I have not been a fan of the NIV ever since I was able to understand the complexities of translation philosophy. In my opinion, it was more popular due to its marketing strategy than for its merit as a translation. (My opinions on the NIV can be found mixed among my posts on bible translation.) I'm sure Zondervan has high hopes that NIV 2011 will help them retain market share and win over the crowd that largely panned TNIV due to the gender translation issue. While initial reports suggested NIV 2011 was more restrained on that issue, I don't think they went far enough to fix the problems with TNIV (as noted here). My litmus test remains their translation of Isaiah 19:16. TNIV and NIV 2011 gut the original of its intentionally insulting rhetoric. I won't translate the verse here lest I offend you.
I have ignored most of the recent advertising push to promote the NIV 2011, but a full back cover ad on a Christian magazine caught my eye. Here's the text from the ad. Is it just marketing spin or a misleading misrepresentation of the facts?
It's amazing how going back to the beginning moves us so far forward. Translated from the most reliable ancient biblical manuscripts. Tirelessly researched by the world's preeminent biblical scholars and linguists. And made crystal clear for English-speaking audiences worldwide. The New International Version is the translation that's easy to understand, yet rich with the detail found in the original Scripture.
Let's look at these claims and their implications.

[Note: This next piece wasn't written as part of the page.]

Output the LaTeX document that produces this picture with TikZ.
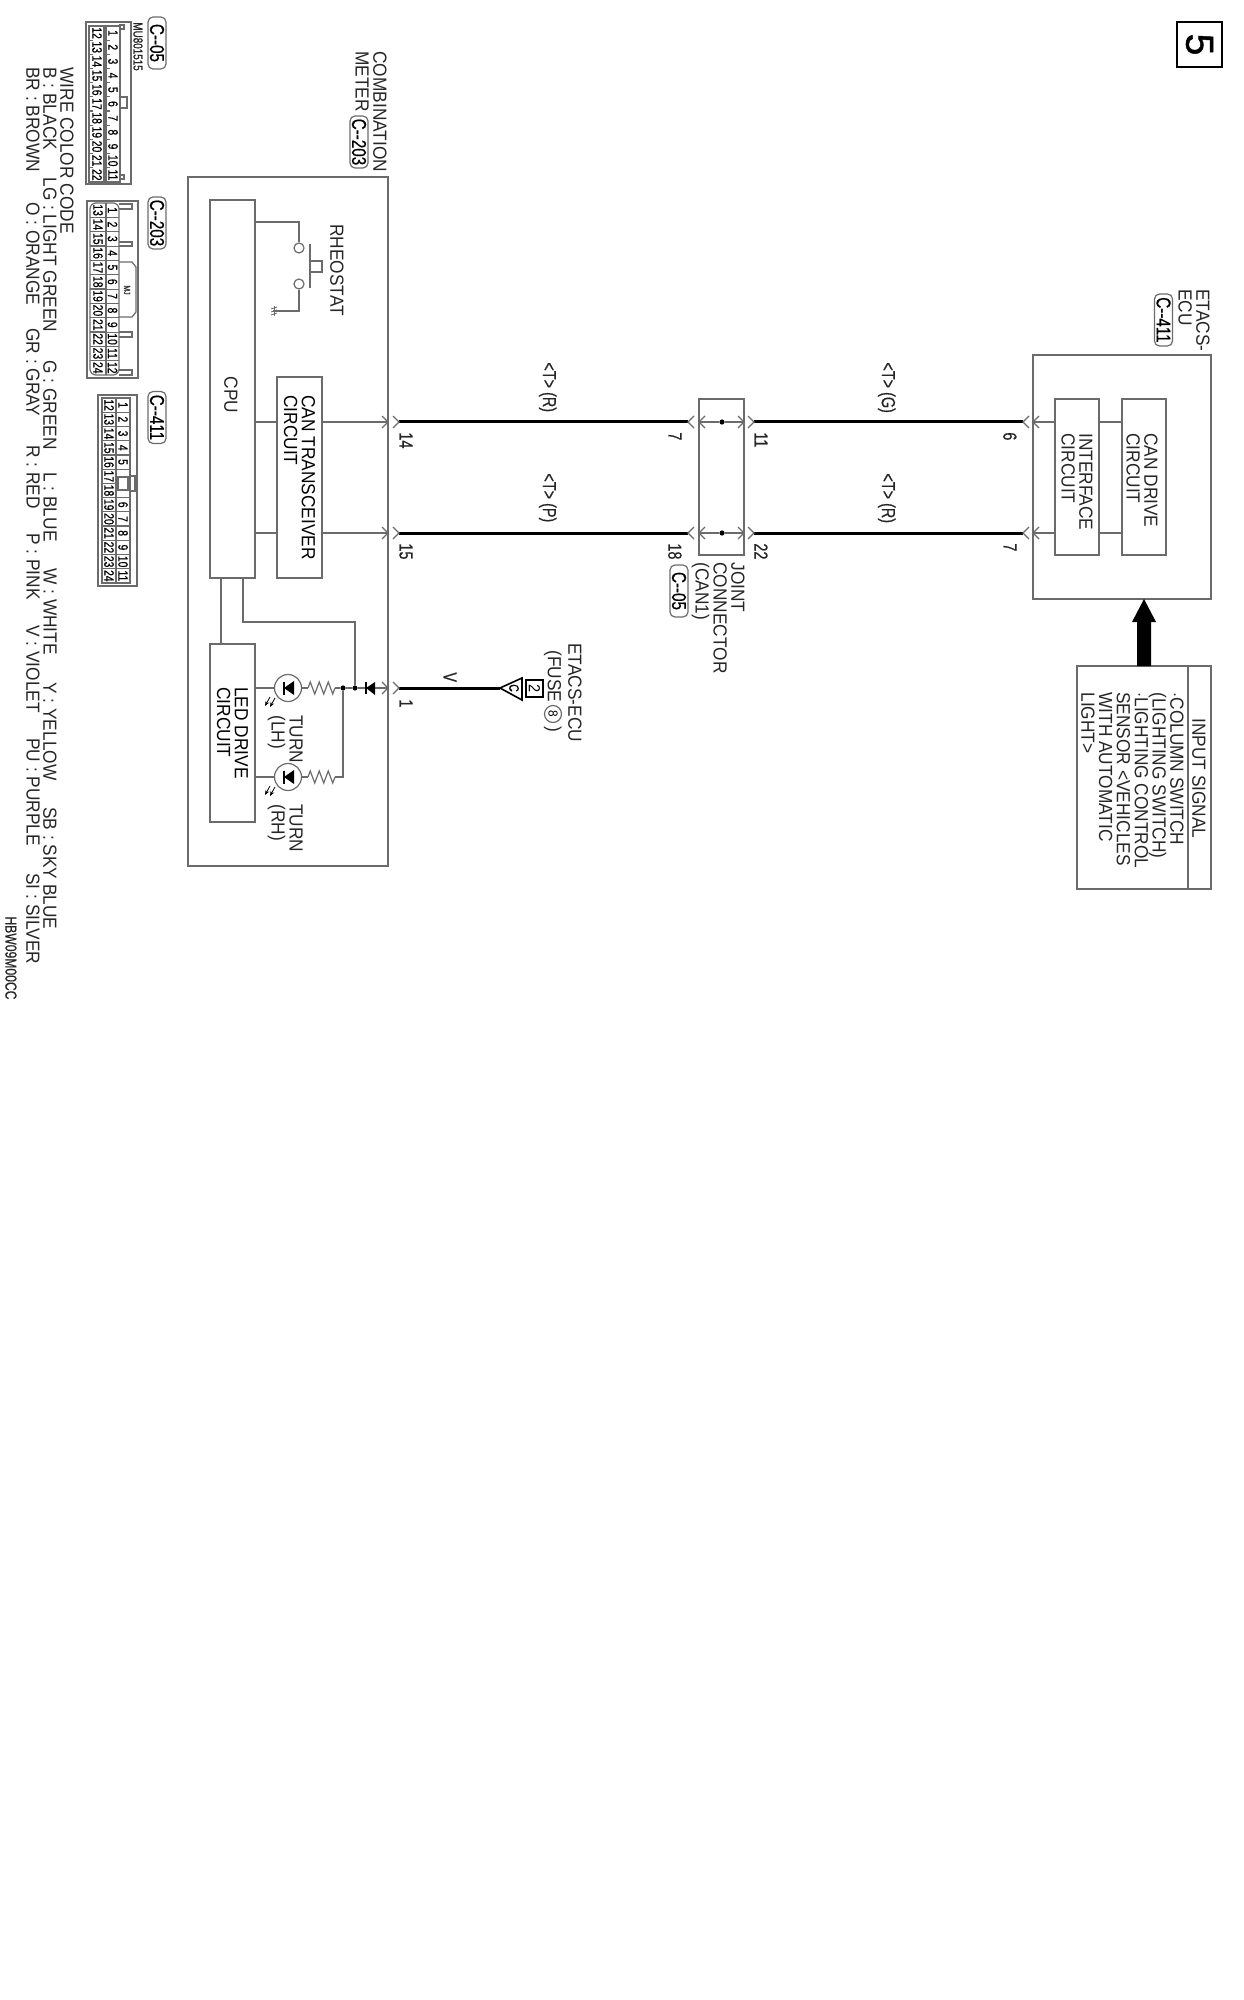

1. "Translated from the most reliable ancient biblical manuscripts." Oh no! I need to get an NIV. My other Bibles didn't use the most reliable ancient manuscripts. Actually, most translations use the same critical texts in Hebrew and Greek created by scholars from what seem to be the most reliable ancient manuscripts. NIV has a slightly different Greek text than the standard NT critical text, but we are all essentially working with the same manuscript data. The difference is in which variations get preference in translation.
2. "Tirelessly researched by the world's preeminent biblical scholars and linguists." Other Bible translation committees don't have the "preeminent" scholars (only the eminent ones), so NIV must be better. And they worked "tirelessly" this time. Actually, in these past two decades of expanding English Bible versions, many scholars have been involved in the production of multiple versions. Some of the same people working with a different translation philosophy. But at least when working on the NIV, they didn't get tired.
3. "And made crystal clear for English-speaking audiences worldwide." This is a value judgment. Crystal clear relative to what? Young's Literal Translation? The New American Standard? The King James? What is made clear? The meaning of the "original"? The English style?
4. "easy to understand, yet rich with the detail found in the original Scripture." It's as easy to understand as most moderately idiomatic English translations. But I don't understand how they can claim, in all seriousness, to be "rich with the detail found in the original Scripture." The gender-sensitive issue forces a translation that completely suppresses the rich metaphorical detail of the Hebrew in Isaiah 19:16.
I realize that some people will honestly agree with the opinions about the NIV found in this ad. Only the last claim is, in my opinion, stretching the truth. Our Bible translation preferences have been conditioned from years of using a particular favorite. For a long time, the NIV has been that favorite for a lot of people. An ad like this is designed to get people to stick with the NIV, hopefully without thinking too much about it.